"Yo tomo un taxi todos los días."

Translation:I take a taxi every day.

June 6, 2018



I live on the edge

June 19, 2018


'Every day I take a taxi' should be counted as correct


I agree! Did you report it?


No, how can I do that?


At the bottom of the answer page should be a "REPORT" link.


another possibility is: Yo cojo un taxi todos los dias


my understanding is that 'coger' should to be used with caution outside of Spain: http://www.spanishdict.com/answers/262020/use-of-coger


No problem with this verb. This verb has 32 meanings. If you are referring to the meaning that coger is used mainly in Argentine ( In Vulgar speech) you can use Tomar in this Country. We,. Spanish Speakers,usually we use this verb with total naturalness.

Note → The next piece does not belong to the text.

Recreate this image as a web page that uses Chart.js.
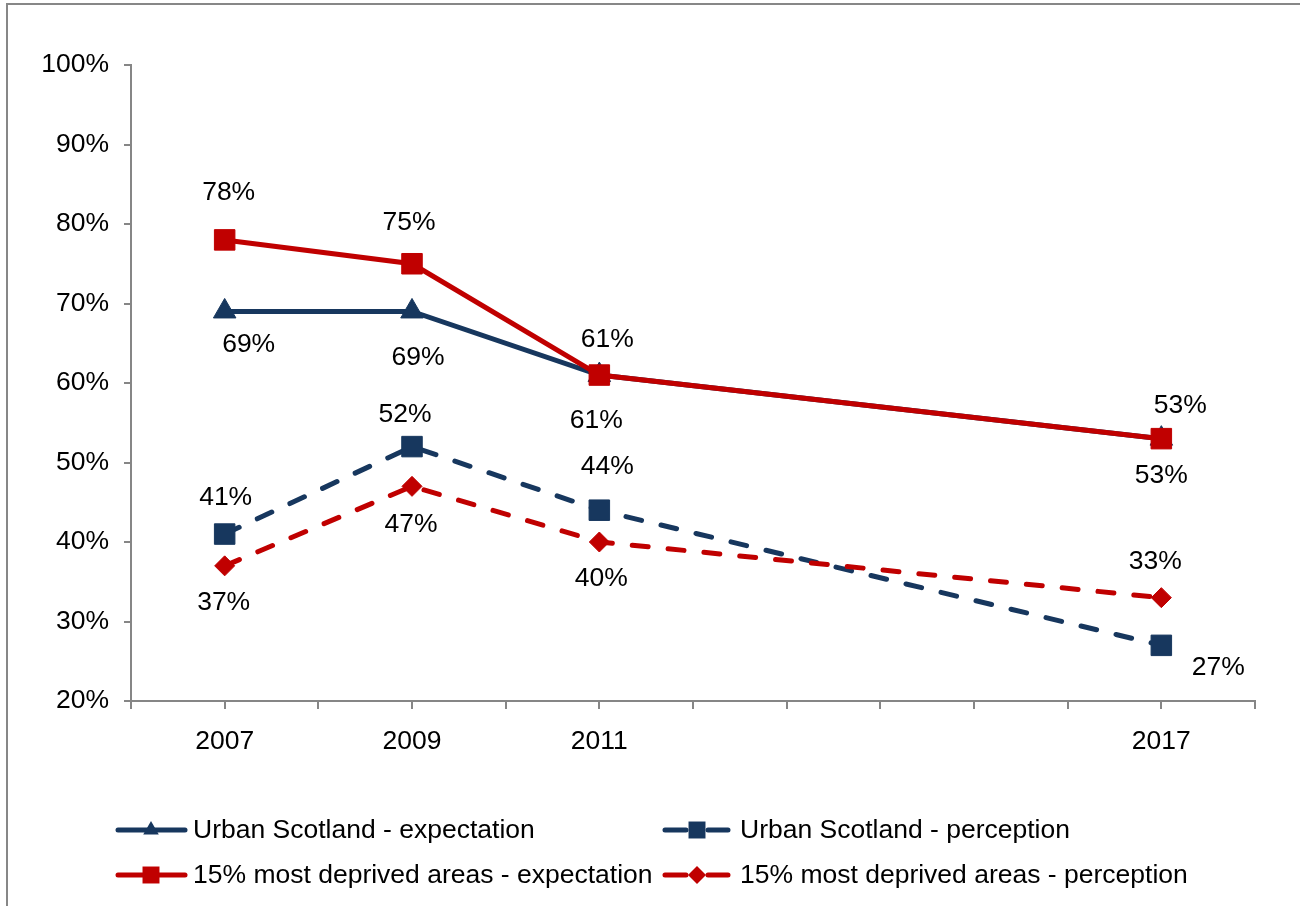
<!DOCTYPE html>
<html>
<head>
<meta charset="utf-8">
<script src="https://cdn.jsdelivr.net/npm/chart.js@4.4.1/dist/chart.umd.min.js"></script>
<style>
html, body { margin: 0; padding: 0; background: #fff; }
#wrap { width: 1300px; height: 906px; }
</style>
</head>
<body>
<div id="wrap"><canvas id="line_Trend" width="1300" height="906"></canvas></div>
<script>

const years = [2007, 2009, 2011, 2017];
const urbanExpectation = [69, 69, 61, 53];
const urbanPerception = [41, 52, 44, 27];
const deprivedExpectation = [78, 75, 61, 53];
const deprivedPerception = [37, 47, 40, 33];
const seriesNames = [
    "Urban Scotland - expectation",
    "Urban Scotland - perception",
    "15% most deprived areas - expectation",
    "15% most deprived areas - perception"
];

const BLUE = "#17375E";
const RED = "#C00000";
const GREY = "#868686";
const FONT = "'Liberation Sans', Arial, sans-serif";
const FSIZE = 26.5;

const toPoints = (vals) => vals.map((v, i) => ({ x: years[i], y: v }));

// where each value label sits relative to its point (px)
const labelShift = [
    [[24, 33], [6, 46], [-3, 46], [0, 37]],
    [[1, -36], [-7, -32], [8, -44], [57, 22]],
    [[4, -47], [-3, -41], [8, -35], [19, -33]],
    [[-1, 37], [-1, 38], [2, 37], [-6, -36]]
];

function marker(ctx, style, x, y, r, color) {
    ctx.save();
    ctx.fillStyle = color;
    ctx.beginPath();
    if (style === "triangle") {
        ctx.moveTo(x, y - r);
        ctx.lineTo(x + r * 0.866, y + r * 0.5);
        ctx.lineTo(x - r * 0.866, y + r * 0.5);
    } else if (style === "rect") {
        const s = r * Math.SQRT1_2;
        ctx.rect(x - s, y - s, 2 * s, 2 * s);
    } else {
        ctx.moveTo(x - r, y);
        ctx.lineTo(x, y - r);
        ctx.lineTo(x + r, y);
        ctx.lineTo(x, y + r);
    }
    ctx.closePath();
    ctx.fill();
    ctx.restore();
}

const framePlugin = {
    id: "frame",
    beforeDraw(chart) {
        const ctx = chart.ctx;
        ctx.save();
        ctx.fillStyle = "#fff";
        ctx.fillRect(0, 0, chart.width, chart.height);
        ctx.strokeStyle = "#878787";
        ctx.lineWidth = 2;
        ctx.strokeRect(7, 4, 1400, 1000);
        ctx.restore();
    }
};

const valueLabels = {
    id: "valueLabels",
    afterDatasetsDraw(chart) {
        const ctx = chart.ctx;
        ctx.save();
        ctx.font = FSIZE + "px " + FONT;
        ctx.fillStyle = "#000";
        ctx.textAlign = "center";
        ctx.textBaseline = "middle";
        chart.data.datasets.forEach((ds, di) => {
            const meta = chart.getDatasetMeta(di);
            meta.data.forEach((pt, i) => {
                const s = labelShift[di][i];
                ctx.fillText(ds.data[i].y + "%", pt.x + s[0], pt.y + s[1]);
            });
        });
        ctx.restore();
    }
};

const boxLegend = {
    id: "boxLegend",
    afterDraw(chart) {
        const ctx = chart.ctx;
        const spots = [[115, 830], [662, 830], [115, 875], [662, 875]];
        const markR = { triangle: 9, rect: 12, rectRot: 9 };
        ctx.save();
        chart.data.datasets.forEach((ds, di) => {
            const [x, y] = spots[di];
            ctx.strokeStyle = ds.borderColor;
            ctx.lineWidth = 5;
            ctx.lineCap = "round";
            ctx.beginPath();
            if (ds.borderDash) {
                ctx.moveTo(x + 3, y);
                ctx.lineTo(x + 24, y);
                ctx.moveTo(x + 46, y);
                ctx.lineTo(x + 66, y);
            } else {
                ctx.moveTo(x + 3, y);
                ctx.lineTo(x + 70, y);
            }
            ctx.stroke();
            const mx = ds.borderDash ? x + 35 : x + 36;
            marker(ctx, ds.pointStyle, mx, y, markR[ds.pointStyle], ds.borderColor);
            ctx.fillStyle = "#000";
            ctx.font = FSIZE + "px " + FONT;
            ctx.textBaseline = "middle";
            ctx.textAlign = "left";
            ctx.fillText(seriesNames[di], x + 78, y + 1);
        });
        ctx.restore();
    }
};

const config_Trend = {
    "type": "line",
    "data": {
        "datasets": [
            {
                "label": seriesNames[0],
                "data": toPoints(urbanExpectation),
                "borderColor": BLUE,
                "backgroundColor": BLUE,
                "pointStyle": "triangle",
                "pointRadius": 13,
                "order": 2
            },
            {
                "label": seriesNames[1],
                "data": toPoints(urbanPerception),
                "borderColor": BLUE,
                "backgroundColor": BLUE,
                "borderDash": [16, 20],
                "pointStyle": "rect",
                "pointRadius": 14.5,
                "order": 3
            },
            {
                "label": seriesNames[2],
                "data": toPoints(deprivedExpectation),
                "borderColor": RED,
                "backgroundColor": RED,
                "pointStyle": "rect",
                "pointRadius": 14.5,
                "order": 0
            },
            {
                "label": seriesNames[3],
                "data": toPoints(deprivedPerception),
                "borderColor": RED,
                "backgroundColor": RED,
                "borderDash": [16, 20],
                "pointStyle": "rectRot",
                "pointRadius": 10,
                "order": 1
            }
        ]
    },
    "options": {
        "responsive": false,
        "animation": false,
        "events": [],
        "elements": {
            "line": { "borderWidth": 5, "borderCapStyle": "round", "tension": 0, "fill": false },
            "point": { "borderWidth": 1 }
        },
        "layout": { "padding": { "left": 0, "right": 45, "top": 65, "bottom": 0 } },
        "plugins": {
            "legend": { "display": false },
            "tooltip": { "enabled": false }
        },
        "scales": {
            "x": {
                "type": "linear",
                "min": 2006,
                "max": 2018,
                "afterFit": (s) => { s.height = 205; },
                "afterBuildTicks": (s) => {
                    const t = [];
                    for (let v = 2006; v <= 2018; v++) t.push({ value: v });
                    s.ticks = t;
                },
                "grid": { "drawOnChartArea": false, "drawTicks": true, "tickLength": 8, "color": GREY, "lineWidth": 2 },
                "border": { "color": GREY, "width": 2 },
                "ticks": {
                    "autoSkip": false,
                    "maxRotation": 0,
                    "padding": 17,
                    "color": "#000",
                    "font": { "family": FONT, "size": FSIZE },
                    "callback": (v) => years.includes(v) ? String(v) : ""
                }
            },
            "y": {
                "min": 20,
                "max": 100,
                "afterFit": (s) => { s.width = 131; },
                "grid": { "drawOnChartArea": false, "drawTicks": true, "tickLength": 7, "color": GREY, "lineWidth": 2 },
                "border": { "color": GREY, "width": 2 },
                "ticks": {
                    "stepSize": 10,
                    "padding": 15,
                    "color": "#000",
                    "font": { "family": FONT, "size": FSIZE },
                    "callback": (v) => v + "%"
                }
            }
        }
    },
    "plugins": [framePlugin, valueLabels, boxLegend]
};

const ctx_Trend = document.getElementById("line_Trend").getContext('2d');

const myChart_Trend = new Chart(ctx_Trend, config_Trend);

</script>
</body>
</html>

http://dle.rae.es/?id=9fC4QbW Press the blue button, to see the verbal conjugation

Yo cojo, tû coges él,ella usted coge, nosotros/as cogemos, vosotros/as cogéis, ellos/ as cogen.

¿Quieres que te coja ( recoja) en la parada de taxis? Do you want that I pick you up at the taxi stand?

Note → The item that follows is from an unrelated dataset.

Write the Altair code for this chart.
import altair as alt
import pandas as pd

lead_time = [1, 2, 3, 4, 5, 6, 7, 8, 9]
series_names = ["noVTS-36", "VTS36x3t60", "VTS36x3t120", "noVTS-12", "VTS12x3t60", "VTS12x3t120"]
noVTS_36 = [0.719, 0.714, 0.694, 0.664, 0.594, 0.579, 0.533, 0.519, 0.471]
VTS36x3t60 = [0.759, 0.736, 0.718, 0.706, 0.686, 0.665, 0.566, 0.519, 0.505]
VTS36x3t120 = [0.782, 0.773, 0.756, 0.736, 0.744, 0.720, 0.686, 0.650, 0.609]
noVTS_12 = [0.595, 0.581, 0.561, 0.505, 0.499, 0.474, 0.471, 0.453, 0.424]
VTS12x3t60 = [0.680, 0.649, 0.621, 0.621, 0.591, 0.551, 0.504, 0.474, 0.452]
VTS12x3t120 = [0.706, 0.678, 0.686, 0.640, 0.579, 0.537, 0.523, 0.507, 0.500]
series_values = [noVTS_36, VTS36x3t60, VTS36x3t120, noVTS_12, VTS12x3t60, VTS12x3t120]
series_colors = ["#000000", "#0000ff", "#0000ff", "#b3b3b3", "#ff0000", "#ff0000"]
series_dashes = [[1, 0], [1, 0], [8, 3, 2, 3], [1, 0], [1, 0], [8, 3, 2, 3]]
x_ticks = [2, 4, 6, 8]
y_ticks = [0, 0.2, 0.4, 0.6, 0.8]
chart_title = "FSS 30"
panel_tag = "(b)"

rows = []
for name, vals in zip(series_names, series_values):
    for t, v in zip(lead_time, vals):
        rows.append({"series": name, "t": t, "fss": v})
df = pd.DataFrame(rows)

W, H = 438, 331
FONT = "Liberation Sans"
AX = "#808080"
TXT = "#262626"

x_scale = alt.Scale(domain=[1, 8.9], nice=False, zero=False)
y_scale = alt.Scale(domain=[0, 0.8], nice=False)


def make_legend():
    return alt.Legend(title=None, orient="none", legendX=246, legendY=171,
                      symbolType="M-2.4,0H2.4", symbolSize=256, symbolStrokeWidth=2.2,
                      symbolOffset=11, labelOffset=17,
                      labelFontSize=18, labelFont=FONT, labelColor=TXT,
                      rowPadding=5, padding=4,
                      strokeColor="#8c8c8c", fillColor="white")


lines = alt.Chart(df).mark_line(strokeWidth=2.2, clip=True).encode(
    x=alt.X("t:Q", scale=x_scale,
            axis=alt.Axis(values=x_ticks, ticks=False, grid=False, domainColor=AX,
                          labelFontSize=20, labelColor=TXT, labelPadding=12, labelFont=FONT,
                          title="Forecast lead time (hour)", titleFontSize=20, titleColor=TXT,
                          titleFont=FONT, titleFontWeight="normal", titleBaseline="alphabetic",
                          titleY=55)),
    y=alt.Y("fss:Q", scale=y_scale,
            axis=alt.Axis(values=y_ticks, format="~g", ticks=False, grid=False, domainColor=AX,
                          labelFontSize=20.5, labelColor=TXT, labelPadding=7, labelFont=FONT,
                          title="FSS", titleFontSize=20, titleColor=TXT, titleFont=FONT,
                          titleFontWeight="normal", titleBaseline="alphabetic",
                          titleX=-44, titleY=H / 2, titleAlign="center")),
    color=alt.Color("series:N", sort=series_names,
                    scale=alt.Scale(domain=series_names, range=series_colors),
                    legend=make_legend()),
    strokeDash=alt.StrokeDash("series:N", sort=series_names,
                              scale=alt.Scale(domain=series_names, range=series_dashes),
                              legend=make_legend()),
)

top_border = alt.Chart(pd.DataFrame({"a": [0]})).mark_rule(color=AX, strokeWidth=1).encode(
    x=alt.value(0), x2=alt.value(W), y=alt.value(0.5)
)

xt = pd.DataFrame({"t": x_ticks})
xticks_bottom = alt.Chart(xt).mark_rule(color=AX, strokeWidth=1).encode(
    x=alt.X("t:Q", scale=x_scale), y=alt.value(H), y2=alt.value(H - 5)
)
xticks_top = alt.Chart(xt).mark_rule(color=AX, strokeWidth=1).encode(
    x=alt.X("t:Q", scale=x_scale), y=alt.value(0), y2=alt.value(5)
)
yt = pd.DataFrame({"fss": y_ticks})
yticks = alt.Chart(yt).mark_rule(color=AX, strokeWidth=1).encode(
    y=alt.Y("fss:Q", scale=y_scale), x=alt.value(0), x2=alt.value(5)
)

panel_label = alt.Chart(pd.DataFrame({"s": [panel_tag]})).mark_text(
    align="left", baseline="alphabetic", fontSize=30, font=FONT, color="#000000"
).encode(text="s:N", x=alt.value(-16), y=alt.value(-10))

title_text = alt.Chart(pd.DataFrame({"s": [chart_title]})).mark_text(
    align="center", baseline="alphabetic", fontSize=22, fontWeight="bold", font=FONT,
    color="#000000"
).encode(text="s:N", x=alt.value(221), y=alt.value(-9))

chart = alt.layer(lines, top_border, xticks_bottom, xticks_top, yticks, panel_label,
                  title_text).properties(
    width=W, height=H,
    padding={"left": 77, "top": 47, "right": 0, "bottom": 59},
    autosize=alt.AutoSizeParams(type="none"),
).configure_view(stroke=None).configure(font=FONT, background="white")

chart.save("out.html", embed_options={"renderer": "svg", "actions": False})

*Más natural: Do you want me to pick you up at the taxi stand? :-)


Uber todos los lugares


You should take an Uber, pal. Much cheaper.


I'm not too sure what is the difference between 'todos los días' and 'cada día'... Could someone help?

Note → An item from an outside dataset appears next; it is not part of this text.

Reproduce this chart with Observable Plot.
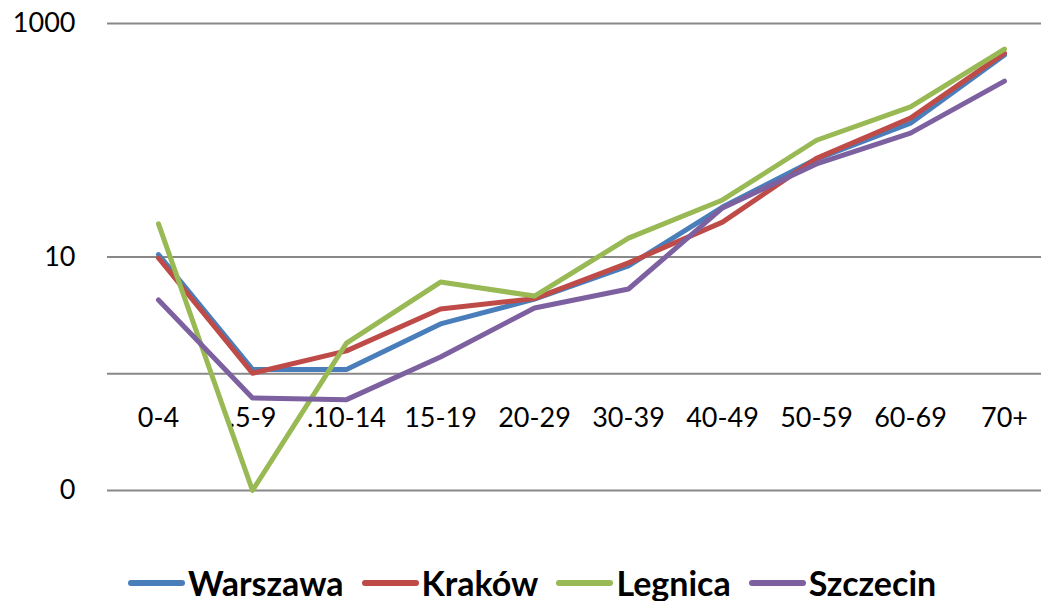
<!DOCTYPE html>
<html><head><meta charset="utf-8">
<script src="https://cdn.jsdelivr.net/npm/d3@7"></script>
<script src="https://cdn.jsdelivr.net/npm/@observablehq/plot@0.6"></script>
<style>
body{margin:0;background:#fff;font-family:Lato,sans-serif;}
#legend{display:flex;align-items:center;padding-left:128px;height:36px;margin-top:35px;}
.item{display:flex;align-items:center;margin-right:18px;}
.sw{width:57px;height:6px;border-radius:3px;margin-right:3px;}
.lab{font-weight:bold;font-size:34px;color:#000;line-height:1;}
</style></head><body>
<div id="chart"></div><div id="legend"></div>
<script>
const ageGroups = ["0-4", ".5-9", ".10-14", "15-19", "20-29", "30-39", "40-49", "50-59", "60-69", "70+"];
const cities = ["Warszawa", "Kraków", "Legnica", "Szczecin"];
const colors = ["#4A7EBB", "#BE4B48", "#98B954", "#7D60A0"];
const warszawa = [10.5, 1.09, 1.09, 2.67, 4.36, 8.4, 26.8, 69, 140, 537];
const krakow   = [9.8, 1.01, 1.57, 3.59, 4.4, 8.9, 19.9, 70, 155, 558];
const legnica  = [19.2, 0.1, 1.83, 6.1, 4.63, 14.5, 30.8, 100, 193, 604];
const szczecin = [4.29, 0.62, 0.60, 1.39, 3.66, 5.32, 26.3, 62.7, 115, 321];
const yTicks = [0.1, 10, 1000];
const gridValues = [0.1, 1, 10, 1000];

const seriesValues = [warszawa, krakow, legnica, szczecin];
const data = [];
cities.forEach((c, i) => ageGroups.forEach((a, j) => data.push({city: c, age: a, value: seriesValues[i][j]})));

const chart = Plot.plot({
  width: 1041,
  height: 530,
  marginLeft: 107,
  marginRight: 0,
  marginTop: 0,
  marginBottom: 0,
  style: {fontFamily: "Lato, sans-serif", fontSize: "27px", color: "#000", background: "#fff"},
  x: {type: "point", domain: ageGroups, range: [154, 1008], padding: 0, axis: null},
  y: {type: "log", domain: [0.1, 1000], range: [490, 23], label: null},
  color: {domain: cities, range: colors},
  marks: [
    Plot.ruleY(gridValues, {stroke: "#888888", strokeWidth: 2}),
    Plot.axisY({ticks: yTicks, tickSize: 0, tickPadding: 32, tickFormat: d => d < 1 ? "0" : String(d), fontSize: 27, fill: "#000", label: null}),
    Plot.text(ageGroups, {x: d => d, y: () => 1, dy: 45, fontSize: 27, fill: "#000"}),
    Plot.line(data, {x: "age", y: "value", z: "city", stroke: "city", strokeWidth: 5, strokeLinejoin: "round", strokeLinecap: "round"})
  ]
});
document.getElementById("chart").appendChild(chart);

const legend = document.getElementById("legend");
cities.forEach((c, i) => {
  const item = document.createElement("div");
  item.className = "item";
  item.innerHTML = `<div class="sw" style="background:${colors[i]}"></div><div class="lab">${c}</div>`;
  legend.appendChild(item);
});
</script>
</body></html>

There's not much difference between those terms, about the same as between "every day" and "each day" in English. "Todos los días" looks at all the days tied up into one neat package, while "cada día" looks at each day separately.


An example might help; we would say Yo tomo un taxi todos los días, y cada día tengo un chofer diferente. I take a taxi every day, and each day I get a different driver.

Use cada día when you want to express something special about each day, and todos los días when they're pretty much the same.


Please accept a virtual Lingot for that insight.

Alas, no Lingot button in this part of Duolingo. No Edit.

No copy & paste either


Is "yo tomo un taxi cada dia" acceptable

  • 1387

Yes, as long as día gets its accent.


yes, I recently read some diphthong rules in spanish. I did not realize this rule also exists in English. this is the problem of learning a language from grammar.


Re: Spanish Diphthongs

[Hiatus, Elision, and Diphthongization] (https://www.britannica.com/art/hiatus)

In prosody, hiatus is a break in sound between two vowels that occur together without an intervening consonant, both vowels being clearly enunciated. The two vowels may be either within one word, as in the words Vienna and naive, or the final and initial vowels of two successive words, as in the phrases “see it” and “go in.”

Hiatus is the opposite of elision, the dropping or blurring of the second vowel.

Hiatus is also distinct from diphthongization, in which the vowels blend to form one sound.

Hiatus = Diaeresis

In phonology, hiatus (/haɪˈeɪtəs/... or diaeresis (/daɪˈɛrɪsɪs/ or /daɪˈɪərɪsɪs/)... is the result of two vowel sounds occurring in adjacent syllables, with no intervening consonant.

The English words hiatus and diaeresis themselves each contain a hiatus between the first and second syllables.

first and second syllables.

Sad news: SpanishDict has feet of clay.

How Not to Write a Spanish Pronunciation Guide

The Pronunciation columns are a waste of screen real estate. Give me IPA (or phonemes) or give me death!

Spanish Vowel Hiatus

When a strong vowel and a weak vowel appear together and the weak vowel is accented, the vowels belong to two separate syllables. This is called a hiatus. Two strong vowels together also form a hiatus


It sounds a bit more strained (like "each day"), but it's not wrong.


every day v.s each day. as long as DL OK it, it will be fine.